Armagh Observatory reports that the weather in November was wetter, sunnier and much colder than average. A total of 8 cm of snow was recorded during the last 5 days of the month.
The total precipitation amounted to 115.0 mm (4.53 in), that is, more than 50% greater than the most recent 30-year average for the month (1971-2000).
The total number of hours of sunshine was 81.0, that is, about 42% more than average.
The mean monthly temperature was 4.8 degrees Celsius (40.6 degrees Fahrenheit), that is, approximately 1.7 degrees below the recent 30-year average. The maximum temperature was 15.0 degrees C on the 4th, whilst the minimum was -7.8 C on the 28th (the coldest night since 15th November 1919, when the thermometer dipped to -8.3 C).
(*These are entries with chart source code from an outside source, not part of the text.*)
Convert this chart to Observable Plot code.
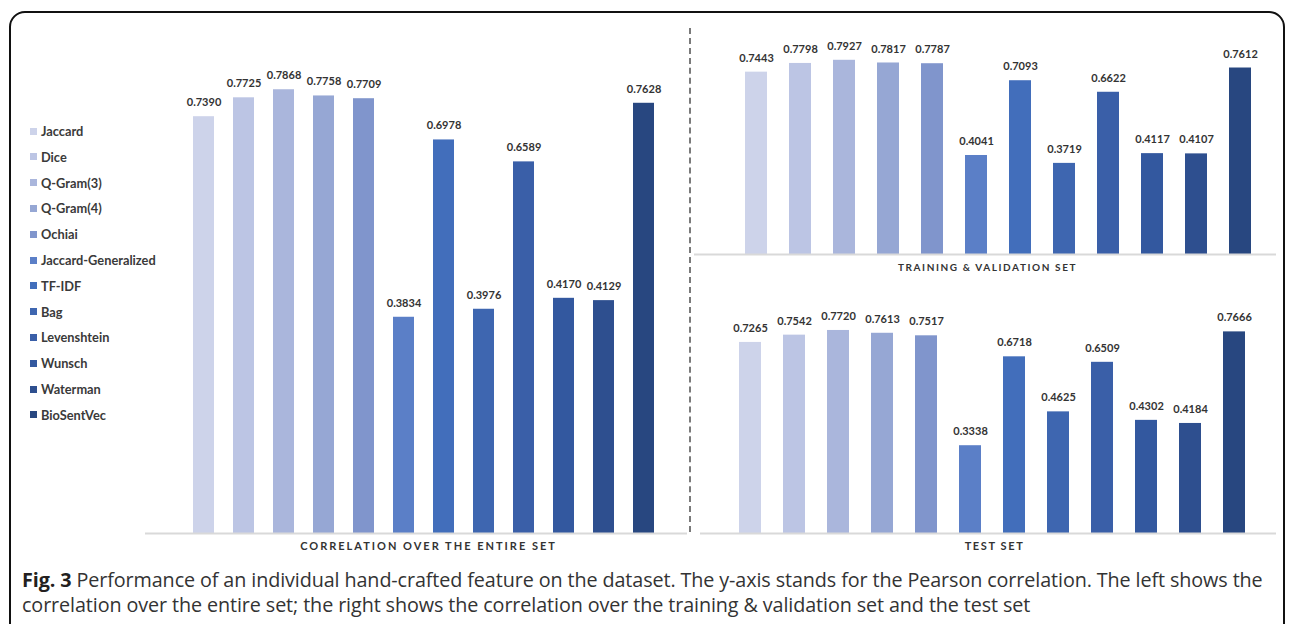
<!DOCTYPE html>
<html>
<head>
<meta charset="utf-8">
<script src="https://cdn.jsdelivr.net/npm/d3@7"></script>
<script src="https://cdn.jsdelivr.net/npm/@observablehq/plot@0.6"></script>
<style>
  html, body { margin: 0; padding: 0; background: #fff; }
  #root { position: relative; width: 1292px; height: 624px; overflow: hidden; background: #fff; }
  #frame { position: absolute; left: 9px; top: 11px; width: 1276px; height: 700px; border: 2px solid #111; border-radius: 16px; box-sizing: border-box; }
  .panel { position: absolute; }
  #divider { position: absolute; left: 689px; top: 28px; height: 504px; border-left: 2px dashed #7a7a7a; }
  #legend { position: absolute; left: 30px; top: 0; font-family: Lato, sans-serif; font-weight: 700; font-size: 12.8px; color: #3a3a3a; }
  .lg-item { position: absolute; left: 0; white-space: nowrap; display: flex; align-items: center; }
  .lg-sw { width: 7px; height: 7px; margin-right: 4px; display: inline-block; }
  #caption { position: absolute; left: 22px; top: 567px; font-family: "Open Sans", sans-serif; font-size: 19.75px; line-height: 25px; color: #333; white-space: nowrap; letter-spacing: -0.1px; }
  #caption b { color: #231f20; font-weight: 700; }
</style>
</head>
<body>
<div id="root">
  <div id="frame"></div>
  <div id="legend"></div>
  <div id="divider"></div>
  <div id="caption"><b>Fig. 3</b> Performance of an individual hand-crafted feature on the dataset. The y-axis stands for the Pearson correlation. The left shows the<br>correlation over the entire set; the right shows the correlation over the training &amp; validation set and the test set</div>
</div>
<script>
// ---- data ----
const methods = ["Jaccard", "Dice", "Q-Gram(3)", "Q-Gram(4)", "Ochiai", "Jaccard-Generalized", "TF-IDF", "Bag", "Levenshtein", "Wunsch", "Waterman", "BioSentVec"];
const colors = ["#cdd3ea", "#bcc5e4", "#aab6dc", "#96a7d4", "#8095cc", "#5b7fc7", "#426ebb", "#3e66b0", "#3a5fa8", "#33589f", "#2e4f8f", "#284780"];
const entireSet = [0.7390, 0.7725, 0.7868, 0.7758, 0.7709, 0.3834, 0.6978, 0.3976, 0.6589, 0.4170, 0.4129, 0.7628];
const trainValSet = [0.7443, 0.7798, 0.7927, 0.7817, 0.7787, 0.4041, 0.7093, 0.3719, 0.6622, 0.4117, 0.4107, 0.7612];
const testSet = [0.7265, 0.7542, 0.7720, 0.7613, 0.7517, 0.3338, 0.6718, 0.4625, 0.6509, 0.4302, 0.4184, 0.7666];
const titles = ["CORRELATION OVER THE ENTIRE SET", "TRAINING & VALIDATION SET", "TEST SET"];

const root = document.getElementById("root");

function panel(values, title, L) {
  const data = methods.map((m, i) => ({method: m, value: values[i]}));
  const svg = Plot.plot({
    width: L.width,
    height: L.height,
    marginLeft: 0, marginRight: 0, marginTop: 0, marginBottom: L.mb,
    style: {fontFamily: "Lato, sans-serif", fontSize: "11px", background: "transparent"},
    x: {domain: methods, range: [L.r0, L.r1], padding: L.pad, axis: null},
    y: {domain: [0, 1], range: [L.height - L.mb, L.height - L.mb - L.k], axis: null},
    color: {domain: methods, range: colors},
    marks: [
      Plot.barY(data, {x: "method", y: "value", fill: "method"}),
      Plot.ruleY([0], {stroke: "#d9d9d9", strokeWidth: 2}),
      Plot.text(data, {x: "method", y: "value", text: d => d.value.toFixed(4), dy: -14, fontWeight: "bold", fontSize: 11, fill: "#333"}),
      Plot.text([title], {frameAnchor: "bottom", dx: L.tdx, dy: L.tdy, fontWeight: "bold", fontSize: L.tfs, fill: "#333"})
    ]
  });
  d3.select(svg).selectAll("text").filter(function() { return this.textContent === title; })
    .attr("letter-spacing", L.tls + "px");
  const div = document.createElement("div");
  div.className = "panel";
  div.style.left = L.left + "px";
  div.style.top = L.top + "px";
  div.appendChild(svg);
  root.appendChild(div);
}

panel(entireSet, titles[0], {left: 145, top: 40, width: 542, height: 520, mb: 27, k: 564, r0: 27.3, r1: 529, pad: 0.48, tdx: 12, tdy: 16, tfs: 11, tls: 2});
panel(trainValSet, titles[1], {left: 694, top: 20, width: 582, height: 270, mb: 36, k: 245, r0: 29.2, r1: 578.8, pad: 0.49, tdx: 2, tdy: 16, tfs: 10, tls: 1.6});
panel(testSet, titles[2], {left: 700, top: 290, width: 576, height: 270, mb: 27, k: 263, r0: 17.1, r1: 567.9, pad: 0.49, tdx: 6, tdy: 16, tfs: 11, tls: 1.6});

// legend
const legend = d3.select("#legend");
methods.forEach((m, i) => {
  const item = legend.append("div").attr("class", "lg-item").style("top", (123 + i * 25.8) + "px");
  item.append("span").attr("class", "lg-sw").style("background", colors[i]);
  item.append("span").text(m);
});
</script>
</body>
</html>
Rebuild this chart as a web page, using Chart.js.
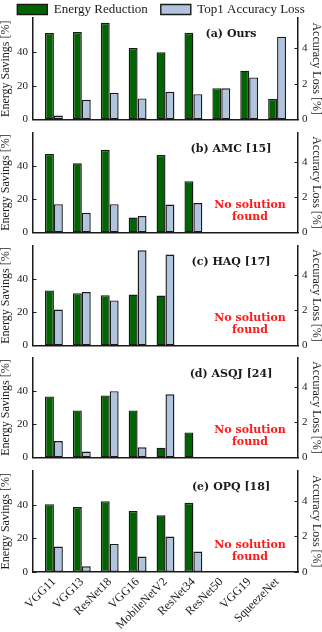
<!DOCTYPE html>
<html>
<head>
<meta charset="utf-8">
<script src="https://cdn.jsdelivr.net/npm/chart.js@4/dist/chart.umd.min.js"></script>
<style>
  html, body { margin: 0; padding: 0; background: #fff; }
  #wrap { position: relative; width: 322px; height: 632px; overflow: hidden; }
  .panel { position: absolute; left: 0; width: 322px; }
</style>
</head>
<body>
<div id="wrap"></div>
<script>
const categories = ["VGG11", "VGG13", "ResNet18", "VGG16", "MobileNetV2", "ResNet34", "ResNet50", "VGG19", "SqueezeNet"];
const panelTitles = ["(a) Ours", "(b) AMC [15]", "(c) HAQ [17]", "(d) ASQJ [24]", "(e) OPQ [18]"];

const energyOurs = [51.4, 52.0, 57.5, 42.5, 40.0, 51.6, 18.6, 29.0, 12.2];
const lossOurs = [0.22, 1.10, 1.50, 1.18, 1.55, 1.42, 1.75, 2.36, 4.65];
const energyAMC = [47.5, 41.8, 50.0, 9.0, 46.9, 31.0, null, null, null];
const lossAMC = [1.61, 1.12, 1.61, 0.93, 1.59, 1.68, null, null, null];
const energyHAQ = [33.3, 31.6, 30.4, 30.8, 30.2, null, null, null, null];
const lossHAQ = [2.05, 3.05, 2.57, 5.43, 5.19, null, null, null, null];
const energyASQJ = [36.9, 28.4, 37.5, 28.4, 5.9, 15.1, null, null, null];
const lossASQJ = [0.93, 0.33, 3.78, 0.58, 3.60, 0, null, null, null];
const energyOPQ = [40.4, 38.7, 42.2, 36.3, 33.8, 41.2, null, null, null];
const lossOPQ = [1.43, 0.32, 1.58, 0.87, 1.99, 1.15, null, null, null];

const energyTicks = [0, 20, 40];
const lossTicks = [0, 2, 4];
const noSolutionText = ["No solution", "found"];

const panels = [
  { energy: energyOurs, loss: lossOurs, noSolution: false },
  { energy: energyAMC, loss: lossAMC, noSolution: true },
  { energy: energyHAQ, loss: lossHAQ, noSolution: true },
  { energy: energyASQJ, loss: lossASQJ, noSolution: true },
  { energy: energyOPQ, loss: lossOPQ, noSolution: true },
];

// layout of the stacked panels (page pixels)
const axisBottoms = [121, 234, 347, 459, 572];
const plotHeight = 103;
const serif = "'Liberation Serif', serif";
const boldSerif = "'DejaVu Serif', serif";
const ink = "#1a1a1a";

const panelDecor = {
  id: "panelDecor",
  afterDraw(chart, args, opts) {
    const { ctx, chartArea: a, scales } = chart;
    ctx.save();
    // inward tick marks
    ctx.strokeStyle = ink;
    ctx.lineWidth = 1;
    energyTicks.forEach((v) => {
      const y = Math.round(scales.yE.getPixelForValue(v)) + 0.5;
      ctx.beginPath();
      ctx.moveTo(a.left, y);
      ctx.lineTo(a.left + 3.5, y);
      ctx.stroke();
    });
    lossTicks.forEach((v) => {
      const y = Math.round(scales.yL.getPixelForValue(v)) + 0.5;
      ctx.beginPath();
      ctx.moveTo(a.right, y);
      ctx.lineTo(a.right - 3.5, y);
      ctx.stroke();
    });
    // panel title
    ctx.fillStyle = ink;
    ctx.font = "bold 11px " + boldSerif;
    ctx.textAlign = "center";
    ctx.textBaseline = "middle";
    ctx.fillText(opts.title, 231, a.top + 16.5);
    if (opts.noSolution) {
      ctx.fillStyle = "#ff1a1a";
      ctx.font = "bold 11px " + boldSerif;
      ctx.fillText(noSolutionText[0], 250, a.bottom - 27);
      ctx.fillText(noSolutionText[1], 250, a.bottom - 15);
    }
    ctx.restore();
  },
};

const wrap = document.getElementById("wrap");
panels.forEach(makePanel);

function makePanel(p, i) {
  const first = i === 0;
  const last = i === panels.length - 1;
  const top = first ? -10 : axisBottoms[i] - plotHeight - 10;
  const bottom = last ? 632 : axisBottoms[i] + 10;

  const div = document.createElement("div");
  div.className = "panel";
  div.style.top = top + "px";
  div.style.height = bottom - top + "px";
  const canvas = document.createElement("canvas");
  div.appendChild(canvas);
  wrap.appendChild(div);

  const border = { display: true, color: ink, width: 1.5 };
  const tickFont = { family: serif, size: 11 };

  new Chart(canvas, {
    type: "bar",
    data: {
      labels: categories.map((_, k) => k),
      datasets: [
        {
          label: "Energy Reduction",
          data: p.energy,
          yAxisID: "yE",
          backgroundColor: "#006400",
          borderColor: ink,
          borderWidth: 1.4,
          borderSkipped: false,
        },
        {
          label: "Top1 Accuracy Loss",
          data: p.loss,
          yAxisID: "yL",
          backgroundColor: "#b0c4de",
          borderColor: ink,
          borderWidth: 1.4,
          borderSkipped: false,
        },
      ],
    },
    options: {
      responsive: true,
      maintainAspectRatio: false,
      animation: false,
      layout: { padding: { top: first ? 0 : 10, left: 0, right: 0, bottom: 0 } },
      datasets: { bar: { categoryPercentage: 0.64, barPercentage: 1 } },
      plugins: {
        legend: {
          display: first,
          position: "top",
          maxHeight: 28,
          labels: {
            boxWidth: 30,
            boxHeight: 10,
            padding: 13,
            color: ink,
            font: { family: serif, size: 13 },
          },
        },
        tooltip: { enabled: false },
        panelDecor: { title: panelTitles[i], noSolution: p.noSolution },
      },
      scales: {
        x: {
          type: "linear",
          offset: false,
          min: -0.75,
          max: 8.75,
          grid: { display: false, drawTicks: false },
          border: border,
          afterBuildTicks: (s) => {
            s.ticks = categories.map((_, k) => ({ value: k }));
          },
          afterFit: (s) => {
            s.height = last ? 60 : 10;
          },
          ticks: {
            display: last,
            autoSkip: false,
            minRotation: 45,
            maxRotation: 45,
            padding: 3,
            color: ink,
            font: { family: serif, size: 12 },
            callback: (v) => categories[v],
          },
        },
        yE: {
          position: "left",
          min: 0,
          max: 60.4,
          grid: { display: false, drawTicks: false },
          border: border,
          afterBuildTicks: (s) => {
            s.ticks = energyTicks.map((v) => ({ value: v }));
          },
          afterFit: (s) => {
            s.width = 33;
          },
          ticks: { padding: 5, color: ink, font: tickFont },
          title: {
            display: true,
            text: "Energy Savings [%]",
            color: ink,
            padding: 0,
            font: { family: serif, size: 12, lineHeight: 1 },
          },
        },
        yL: {
          position: "right",
          min: 0,
          max: 5.7,
          grid: { display: false, drawTicks: false },
          border: border,
          afterBuildTicks: (s) => {
            s.ticks = lossTicks.map((v) => ({ value: v }));
          },
          afterFit: (s) => {
            s.width = 24;
          },
          ticks: { padding: 4, color: ink, font: tickFont },
          title: {
            display: true,
            text: "Accuracy Loss [%]",
            color: ink,
            padding: 0,
            font: { family: serif, size: 12, lineHeight: 1 },
          },
        },
      },
    },
    plugins: [panelDecor],
  });
}
</script>
</body>
</html>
The night of the 28th November 2010 was the third coldest November night recorded at Armagh Observatory since records began in 1795; the second coldest was 14th November 1919 (-7.9 C). The following night, 29th November 2010, was the sixth coldest November night on record, with a minimum temperature of -7.4 C.
There were twelve days with air frost and twenty-two days with grass frost. The lowest maximum temperature recorded was -1.5 degrees C (also on 28th) and was the equal second coldest November day (i.e., lowest maximum) recorded since records began (1977 was the other year). In summary, last month was the coldest November in Armagh for twenty-five years, i.e., since 1985.
These data refer to observations at Armagh Observatory, which has been recording the weather at Armagh since 1795.